** START **
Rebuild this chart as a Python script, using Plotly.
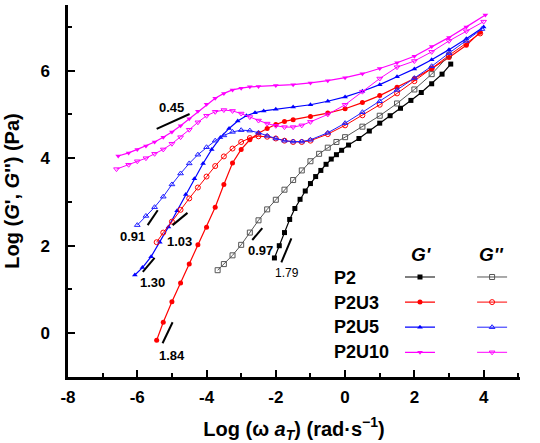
import plotly.graph_objects as go

# ---------------- data (log10 values) ----------------
p2_gp_x = [-2.04,-1.9,-1.75,-1.6,-1.45,-1.3,-1.15,-1.0,-0.85,-0.7,-0.55,-0.4,-0.25,-0.1,0.1,0.4,0.7,1.0,1.3,1.6,1.9,2.2,2.5,2.8,3.05]
p2_gp_y = [1.72,2.0,2.3,2.6,2.85,3.06,3.25,3.42,3.58,3.72,3.86,3.98,4.08,4.18,4.3,4.45,4.62,4.8,4.97,5.14,5.32,5.5,5.7,5.92,6.15]

p2_gpp_x = [-3.68,-3.5,-3.25,-3.0,-2.75,-2.5,-2.25,-2.0,-1.75,-1.5,-1.25,-1.0,-0.75,-0.5,-0.25,0,0.5,1.0,1.5,2.0,2.5,3.0]
p2_gpp_y = [1.44,1.58,1.78,2.02,2.3,2.58,2.83,3.05,3.28,3.5,3.72,3.93,4.1,4.24,4.37,4.48,4.72,4.97,5.25,5.57,5.92,6.35]

p2u3_gp_x = [-5.44,-5.25,-5.0,-4.75,-4.5,-4.25,-4.0,-3.75,-3.5,-3.25,-3.0,-2.75,-2.5,-2.25,-2.0,-1.75,-1.5,-1.0,-0.5,0,0.5,1.0,1.5,2.0,2.5,3.0,3.5,3.9]
p2u3_gp_y = [-0.16,0.25,0.72,1.15,1.58,2.02,2.42,2.88,3.4,3.89,4.2,4.42,4.57,4.68,4.77,4.84,4.88,4.95,5.03,5.13,5.27,5.43,5.62,5.82,6.05,6.3,6.58,6.88]

p2u3_gpp_x = [-5.44,-5.25,-5.0,-4.75,-4.5,-4.25,-4.0,-3.75,-3.5,-3.25,-3.0,-2.75,-2.5,-2.25,-2.0,-1.75,-1.5,-1.25,-1.0,-0.5,0,0.5,1.0,1.5,2.0,2.5,3.0,3.5,3.9]
p2u3_gpp_y = [2.08,2.3,2.55,2.82,3.08,3.33,3.58,3.82,4.04,4.22,4.37,4.46,4.5,4.49,4.45,4.4,4.37,4.37,4.4,4.55,4.75,4.98,5.22,5.48,5.76,6.05,6.35,6.62,6.85]

p2u5_gp_x = [-6.07,-5.85,-5.6,-5.35,-5.1,-4.85,-4.6,-4.35,-4.1,-3.85,-3.6,-3.35,-3.1,-2.85,-2.6,-2.35,-2.0,-1.5,-1.0,-0.5,0,0.5,1.0,1.5,2.0,2.5,3.0,3.5,4.0]
p2u5_gp_y = [1.33,1.5,1.75,2.08,2.43,2.8,3.17,3.53,3.88,4.2,4.47,4.68,4.85,4.97,5.04,5.08,5.12,5.17,5.22,5.3,5.4,5.53,5.68,5.86,6.04,6.25,6.48,6.73,7.0]

p2u5_gpp_x = [-6.0,-5.75,-5.5,-5.25,-5.0,-4.75,-4.5,-4.25,-4.0,-3.75,-3.5,-3.25,-3.0,-2.75,-2.5,-2.25,-2.0,-1.75,-1.5,-1.25,-1.0,-0.5,0,0.5,1.0,1.5,2.0,2.5,3.0,3.5,3.95]
p2u5_gpp_y = [2.47,2.68,2.88,3.12,3.4,3.65,3.88,4.08,4.25,4.4,4.52,4.6,4.64,4.63,4.58,4.51,4.45,4.4,4.38,4.38,4.42,4.58,4.8,5.05,5.3,5.56,5.83,6.1,6.4,6.68,6.95]

p2u10_gp_x = [-6.55,-6.25,-6.0,-5.75,-5.5,-5.25,-5.0,-4.75,-4.5,-4.25,-4.0,-3.75,-3.5,-3.25,-3.0,-2.75,-2.5,-2.0,-1.5,-1.0,-0.5,0,0.5,1.0,1.5,2.0,2.5,3.0,3.5,4.05]
p2u10_gp_y = [4.05,4.12,4.2,4.28,4.37,4.48,4.6,4.74,4.9,5.07,5.23,5.37,5.48,5.56,5.6,5.63,5.64,5.66,5.68,5.72,5.77,5.84,5.93,6.05,6.18,6.33,6.55,6.76,7.0,7.27]

p2u10_gpp_x = [-6.6,-6.25,-6.0,-5.75,-5.5,-5.25,-5.0,-4.75,-4.5,-4.25,-4.0,-3.75,-3.5,-3.25,-3.0,-2.75,-2.5,-2.25,-2.0,-1.75,-1.5,-1.25,-1.0,-0.5,0,0.5,1.0,1.5,2.0,2.5,3.0,3.5,4.0]
p2u10_gpp_y = [3.75,3.85,3.93,4.0,4.1,4.2,4.33,4.48,4.65,4.82,4.97,5.06,5.1,5.08,5.02,4.94,4.86,4.79,4.74,4.71,4.71,4.75,4.83,5.0,5.22,5.52,5.82,6.08,6.22,6.43,6.68,6.9,7.12]

samples = ["P2", "P2U3", "P2U5", "P2U10"]
colors = ["#000000", "#ff0000", "#0000ff", "#ff00ff"]
gpp_colors = ["#555555", "#ff0000", "#2020ff", "#ff00ff"]
gp_symbols = ["square", "circle", "triangle-up", "triangle-down"]
gpp_symbols = ["square-open", "circle-open", "triangle-up-open", "triangle-down-open"]
gp_data = [(p2_gp_x, p2_gp_y), (p2u3_gp_x, p2u3_gp_y), (p2u5_gp_x, p2u5_gp_y), (p2u10_gp_x, p2u10_gp_y)]
gpp_data = [(p2_gpp_x, p2_gpp_y), (p2u3_gpp_x, p2u3_gpp_y), (p2u5_gpp_x, p2u5_gpp_y), (p2u10_gpp_x, p2u10_gpp_y)]

# slope indicators: label, x0, y0, x1, y1, label x, label y
slope_labels = ["0.45", "0.91", "1.03", "1.30", "1.84", "0.97", "1.79"]
slope_x0 = [-5.44, -5.70, -4.98, -5.84, -5.27, -2.68, -1.84]
slope_y0 = [4.67, 2.47, 2.47, 1.40, -0.23, 2.13, 1.62]
slope_x1 = [-4.49, -5.41, -4.55, -5.50, -4.98, -2.39, -1.55]
slope_y1 = [5.01, 2.81, 2.75, 1.72, 0.25, 2.40, 2.17]
slope_lx = [-5.01, -6.13, -4.78, -5.55, -5.01, -2.45, -1.67]
slope_ly = [5.15, 2.22, 2.10, 1.17, -0.50, 1.88, 1.37]

x_ticks = [-8, -6, -4, -2, 0, 2, 4]
y_ticks = [0, 2, 4, 6]

FONT = "Liberation Sans, Arial, sans-serif"

fig = go.Figure()

for i, s in enumerate(samples):
    x, y = gp_data[i]
    fig.add_trace(go.Scatter(
        x=x, y=y, mode="lines+markers", name="", legend="legend",
        line=dict(color=colors[i], width=1.2),
        marker=dict(symbol=gp_symbols[i], size=5, color=colors[i]),
    ))
for i, s in enumerate(samples):
    x, y = gpp_data[i]
    fig.add_trace(go.Scatter(
        x=x, y=y, mode="lines+markers", name="", legend="legend2",
        line=dict(color=gpp_colors[i], width=1),
        marker=dict(symbol=gpp_symbols[i], size=5, color=gpp_colors[i],
                    line=dict(width=1, color=gpp_colors[i])),
    ))

shapes = []
annotations = []
for i, lab in enumerate(slope_labels):
    shapes.append(dict(type="line", xref="x", yref="y",
                       x0=slope_x0[i], y0=slope_y0[i], x1=slope_x1[i], y1=slope_y1[i],
                       line=dict(color="black", width=2)))
    small = lab == "1.79"
    annotations.append(dict(
        x=slope_lx[i], y=slope_ly[i], xref="x", yref="y", showarrow=False,
        xanchor="center", yanchor="middle",
        text=lab if small else "<b>" + lab + "</b>",
        font=dict(family=FONT, size=12 if small else 13, color="black")))

# legend row labels and column headers
row_y = [0.266, 0.199, 0.134, 0.067]
for i, s in enumerate(samples):
    annotations.append(dict(x=0.584, y=row_y[i], xref="paper", yref="paper",
                            xanchor="left", yanchor="middle", showarrow=False,
                            text="<b>" + s + "</b>",
                            font=dict(family=FONT, size=18, color="black")))
annotations.append(dict(x=0.781, y=0.328, xref="paper", yref="paper", showarrow=False,
                        xanchor="center", yanchor="middle",
                        text="<b><i>G'</i></b>", font=dict(family=FONT, size=19, color="black")))
annotations.append(dict(x=0.938, y=0.328, xref="paper", yref="paper", showarrow=False,
                        xanchor="center", yanchor="middle",
                        text="<b><i>G''</i></b>", font=dict(family=FONT, size=19, color="black")))

axis_common = dict(
    showline=True, linecolor="black", linewidth=2.5, mirror=False,
    ticks="inside", ticklen=7, tickwidth=2, tickcolor="black",
    showgrid=False, zeroline=False, automargin=False,
    tickfont=dict(family=FONT, size=17, color="black"),
)

fig.update_layout(
    width=540, height=443,
    margin=dict(l=68, r=20, t=5, b=66),
    plot_bgcolor="white", paper_bgcolor="white",
    font=dict(family=FONT, color="black"),
    showlegend=True,
    xaxis=dict(
        range=[-8, 5.05], tickmode="array", tickvals=x_ticks,
        ticktext=["<b>%d</b>" % v for v in x_ticks],
        ticklabelstandoff=3,
        minor=dict(tickvals=[-7, -5, -3, -1, 1, 3, 5], ticks="inside", ticklen=4,
                   tickwidth=2, tickcolor="black"),
        title=dict(text="<b>Log (ω <i>a<sub>T</sub></i>) (rad·s<sup>−1</sup>)</b>",
                   font=dict(family=FONT, size=20, color="black"), standoff=22),
        **axis_common),
    yaxis=dict(
        range=[-1, 7.5], tickmode="array", tickvals=y_ticks,
        ticktext=["<b>%d</b>" % v for v in y_ticks],
        ticklabelstandoff=12,
        minor=dict(tickvals=[1, 3, 5, 7], ticks="inside", ticklen=4,
                   tickwidth=2, tickcolor="black"),
        title=dict(text="<b>Log (<i>G</i>', <i>G</i>'') (Pa)</b>",
                   font=dict(family=FONT, size=20, color="black"), standoff=16),
        **axis_common),
    legend=dict(x=0.7345, y=0.316, xanchor="left", yanchor="top",
                bgcolor="rgba(0,0,0,0)", borderwidth=0,
                font=dict(family=FONT, size=17), tracegroupgap=0),
    legend2=dict(x=0.894, y=0.316, xanchor="left", yanchor="top",
                 bgcolor="rgba(0,0,0,0)", borderwidth=0,
                 font=dict(family=FONT, size=17), tracegroupgap=0),
    shapes=shapes,
    annotations=annotations,
)

fig.write_html("out.html", config={"displayModeBar": False},
               post_script="document.body.style.margin='0px';document.body.style.overflow='hidden';")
** END **
Up to and including the line containing "import plotly.graph_objects as go", repeat every line from the start of the data, but none of the pictures.

Rebuild this chart as a Python script, using Plotly.
import plotly.graph_objects as go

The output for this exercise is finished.